Brunswick Primary School’s chair of governors Michael Williams said: “We are pleased that the adjudicator listened to our concerns and that, following their decision, local families choosing Brunswick for their children now won’t have to worry about losing out on a place and be forced to travel further to a school they didn’t choose.”

Green councillor Hannah Clare, who chairs the council’s children, young people and skills Committee, said that she was disappointed with the decision.

She said that it would add to the challenges that the council faced when tackling surplus school places in Brighton and Hove.

Cllr Clare said: “Our overriding priority is to try to safeguard the long-term future of all of our schools.

“The reason we are currently being forced to propose reducing entry numbers at some of our smaller schools is precisely because national rules mean we’re not allowed to reduce numbers at our larger schools where reducing entry numbers would have much less of an impact.

“We are facing an incredibly difficult situation with a falling birth rate locally and nationally. This is leading to fewer reception age children in the coming years.

“We are committed to keeping all our schools open if we possibly can.

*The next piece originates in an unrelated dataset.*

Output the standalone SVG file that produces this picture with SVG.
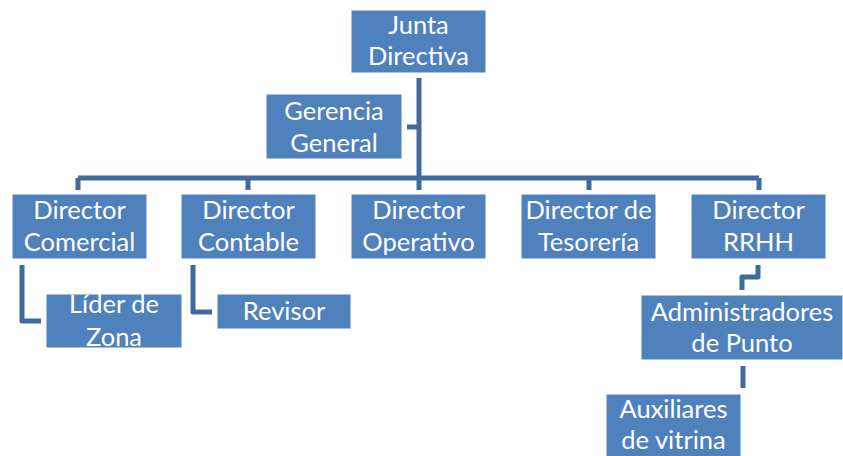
<svg xmlns="http://www.w3.org/2000/svg" width="843" height="456" viewBox="0 0 843 456">
<style>
.box{fill:#4F81BD;stroke:#ffffff;stroke-width:1}
.t{font-family:Lato,"Liberation Sans",sans-serif;font-size:25.5px;fill:#ffffff;text-anchor:middle}
.c{fill:none;stroke:#3E6A9C;stroke-width:5;stroke-linejoin:round}
</style>
<rect width="843" height="456" fill="#ffffff"/>
<g id="connectors">
<path class="c" d="M419 78 V190"/>
<path class="c" d="M407 127 H419"/>
<path class="c" d="M78 178 H759"/>
<path class="c" d="M78 178 V190 M248 178 V190 M589 178 V190 M759 178 V190"/>
<path class="c" d="M22 265 V321 H41"/>
<path class="c" d="M193 265 V312 H212"/>
<path class="c" d="M758 265 V277 H742 V290"/>
<path class="c" d="M743 366 V388"/>
</g>
<g id="junta"><rect class="box" x="351" y="10" width="135" height="63"/><text class="t" x="418.5" y="34">Junta</text><text class="t" x="418.5" y="65">Directiva</text></g>
<g id="gerencia"><rect class="box" x="266" y="94" width="136" height="65"/><text class="t" x="334" y="120">Gerencia</text><text class="t" x="334" y="152">General</text></g>
<g id="comercial"><rect class="box" x="12" y="194" width="135" height="65"/><text class="t" x="79.5" y="219">Director</text><text class="t" x="79.5" y="251">Comercial</text></g>
<g id="contable"><rect class="box" x="181" y="194" width="135" height="65"/><text class="t" x="248.5" y="219">Director</text><text class="t" x="248.5" y="251">Contable</text></g>
<g id="operativo"><rect class="box" x="351" y="194" width="135" height="65"/><text class="t" x="418.5" y="219">Director</text><text class="t" x="418.5" y="251">Operativo</text></g>
<g id="tesoreria"><rect class="box" x="521" y="194" width="135" height="65"/><text class="t" x="588.5" y="219">Director de</text><text class="t" x="588.5" y="251">Tesorería</text></g>
<g id="rrhh"><rect class="box" x="691" y="194" width="135" height="65"/><text class="t" x="758.5" y="219">Director</text><text class="t" x="758.5" y="251">RRHH</text></g>
<g id="lider"><rect class="box" x="46" y="294" width="136" height="54"/><text class="t" x="114" y="313">Líder de</text><text class="t" x="114" y="346">Zona</text></g>
<g id="revisor"><rect class="box" x="217" y="294" width="134" height="35"/><text class="t" x="284" y="320">Revisor</text></g>
<g id="administradores"><rect class="box" x="641" y="295" width="202" height="65"/><text class="t" x="742" y="321">Administradores</text><text class="t" x="742" y="352">de Punto</text></g>
<g id="auxiliares"><rect class="box" x="606" y="394" width="135" height="63"/><text class="t" x="673.5" y="418">Auxiliares</text><text class="t" x="673.5" y="449">de vitrina</text></g>
</svg>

But the council has no budget for keeping schools open where pupil number forecasts suggest schools may encounter serious financial difficulties.”

Brunswick is the biggest primary school in Brighton and Hove, with 120 pupils in each year group.

It was among eight local primaries that faced a cut in their published admission number from next year, along with a secondary, Hove Park School.

Goldstone Primary, Stanford Infant and Downs Infant also successfully appealed against reducing their admission numbers.

The council is currently carrying out a consultation after publishing a proposal to reduce admission numbers at seven other local primary schools from September 2023.

Parents at Bevendean, Carden, Rudyard Kipling and Woodingdean primary schools started petitions against the proposals.

Cllr Clare said that no decisions had yet been made as she announced a special meeting of the children, young people and skills committee to reach a decision late next month.